Amy Clampitt, familiar with the shore on the other side of the Atlantic in Maine, also wrote ‘Beach Glass’, a poem that celebrates finds along the shore and which might serve as counterpoint to Sprackland’s journal which also records found objects, whether natural or manufactured:
While you walk the water’s edge,
turning over concepts
I can’t envision, the honking buoy
serves notice that at any time
the wind may change,
the reef-bell clatters its treble monotone, deaf as Cassandra
to any note but warning. The ocean,
cumbered by no business more urgent
than keeping open old accounts
that never balanced,
goes on shuffling its millenniums
of quartz, granite, and basalt.
It behaves
toward the permutations of novelty-
driftwood and shipwreck, last night’s
beer cans, spilt oil, the coughed-up
residue of plastic- with random impartiality,
playing catch or tag
or touch-last like a terrier,
turning the same thing over and over,
over and over. For the ocean, nothing
is beneath consideration.
The houses
of so many mussels and periwinkles
have been abandoned here, it’s hopeless
to know which to salvage. Instead
I keep a lookout for beach glass –
amber of Budweiser, chrysoprase
of Almadén and Gallo, lapis
by way of (no getting around it,
I’m afraid) Phillips’
Milk of Magnesia, with now and then a rare
translucent turquoise or blurred amethyst
of no known origin.
The process
goes on forever: they came from sand,
they go back to gravel,
along with treasuries
of Murano, the buttressed
astonishments of Chartres,
which even now are readying
for being turned over and over as gravely
and gradually as an intellect
engaged in the hazardous
redefinition of structures
no one has yet looked at.

Elsewhere, Sprackland meditates upon the prehistoric human footprints that are sometimes uncovered along the shore here, the foot marks pressed into the sediment thousands of years ago and briefly revealed before being washed away beneath the waves:
These beach footprints are graphic physical messages from the past. Where a human being has placed a hand or a foot, and made a mark, there’s a shortcut of recognition, a spark leaping across millenia. What connects us is that we share the same kind of body.

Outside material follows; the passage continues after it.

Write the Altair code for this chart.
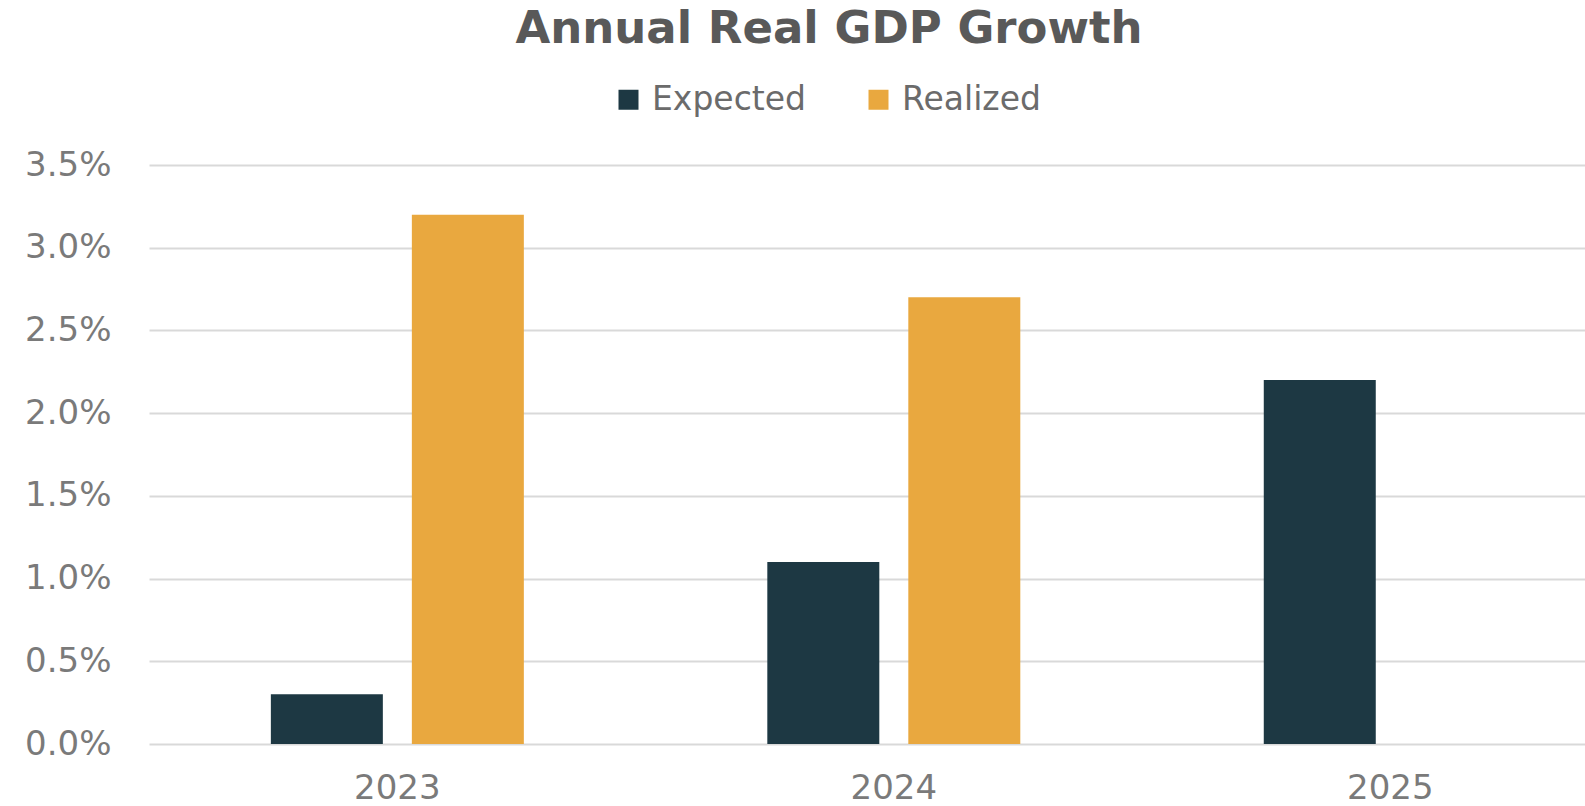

She ends with thoughts on time travel provoked by discovering these footprints:
Like Crusoe, I’ve found proof that I’m not alone. It’s not just space we share, but time too. When I unlace my boots and step barefoot onto the freezing mud, I experience a tangible sense of connection with the past. There were other lives lived out in this place, and the intertidal zone is the place where their mysteries are kept.
Seven thousand winters have passed since these footprints were laid down, preserved and buried. […] There was no wheel, and no writing yet. Stonehenge was still a couple of thousand years off. But in Mesopotamia, wheat and flax were being farmed. […] For a second I see that five thousand years is not some abstract concept, but simple and actual and not unimaginably long.

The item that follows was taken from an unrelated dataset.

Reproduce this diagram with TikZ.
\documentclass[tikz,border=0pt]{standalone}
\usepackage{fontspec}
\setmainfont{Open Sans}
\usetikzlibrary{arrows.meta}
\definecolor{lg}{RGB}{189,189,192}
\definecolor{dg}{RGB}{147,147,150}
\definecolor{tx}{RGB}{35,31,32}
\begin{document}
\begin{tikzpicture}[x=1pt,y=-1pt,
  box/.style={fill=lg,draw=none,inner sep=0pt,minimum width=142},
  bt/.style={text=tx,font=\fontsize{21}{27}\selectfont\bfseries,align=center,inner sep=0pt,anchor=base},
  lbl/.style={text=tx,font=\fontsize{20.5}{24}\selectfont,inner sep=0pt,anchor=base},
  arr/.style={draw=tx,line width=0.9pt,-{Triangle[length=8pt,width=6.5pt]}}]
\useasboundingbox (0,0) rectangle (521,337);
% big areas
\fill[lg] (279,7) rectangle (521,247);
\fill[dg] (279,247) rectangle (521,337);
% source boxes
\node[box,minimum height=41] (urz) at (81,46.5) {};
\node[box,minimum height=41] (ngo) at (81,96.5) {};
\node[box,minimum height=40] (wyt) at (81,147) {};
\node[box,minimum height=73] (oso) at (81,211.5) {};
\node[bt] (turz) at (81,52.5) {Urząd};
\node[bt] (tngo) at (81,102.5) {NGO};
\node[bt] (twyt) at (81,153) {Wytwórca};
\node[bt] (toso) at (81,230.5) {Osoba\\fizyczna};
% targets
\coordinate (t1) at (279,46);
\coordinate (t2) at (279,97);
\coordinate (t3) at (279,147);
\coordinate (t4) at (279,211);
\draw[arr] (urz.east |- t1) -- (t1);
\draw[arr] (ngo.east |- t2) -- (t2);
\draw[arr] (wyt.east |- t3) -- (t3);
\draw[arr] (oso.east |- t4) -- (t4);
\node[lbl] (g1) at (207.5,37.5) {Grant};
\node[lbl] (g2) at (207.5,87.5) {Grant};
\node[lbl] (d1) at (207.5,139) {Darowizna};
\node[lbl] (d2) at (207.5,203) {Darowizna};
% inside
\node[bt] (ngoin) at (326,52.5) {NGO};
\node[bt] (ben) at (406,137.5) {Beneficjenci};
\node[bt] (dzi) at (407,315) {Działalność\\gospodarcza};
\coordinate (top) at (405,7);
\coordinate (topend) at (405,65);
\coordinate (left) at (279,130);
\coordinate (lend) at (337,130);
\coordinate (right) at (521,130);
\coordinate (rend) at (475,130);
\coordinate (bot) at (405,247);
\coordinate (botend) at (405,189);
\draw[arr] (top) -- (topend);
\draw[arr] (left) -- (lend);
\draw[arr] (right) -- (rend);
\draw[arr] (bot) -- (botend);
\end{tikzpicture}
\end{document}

And now at last they have come to the surface again: the marks my analogues made, as they gathered shellfish and hunted for food, and those made by their children as they ran about and played in the mud. I can trace a footprint with my fingers, put my own bare foot inside it. It’s the nearest I can get to time travel.

All the photos here (apart from the one of the wreck of the Star of Hope) were taken by me at various times on Formby beach, a little to the south of Jean Sprackland’s old stamping ground.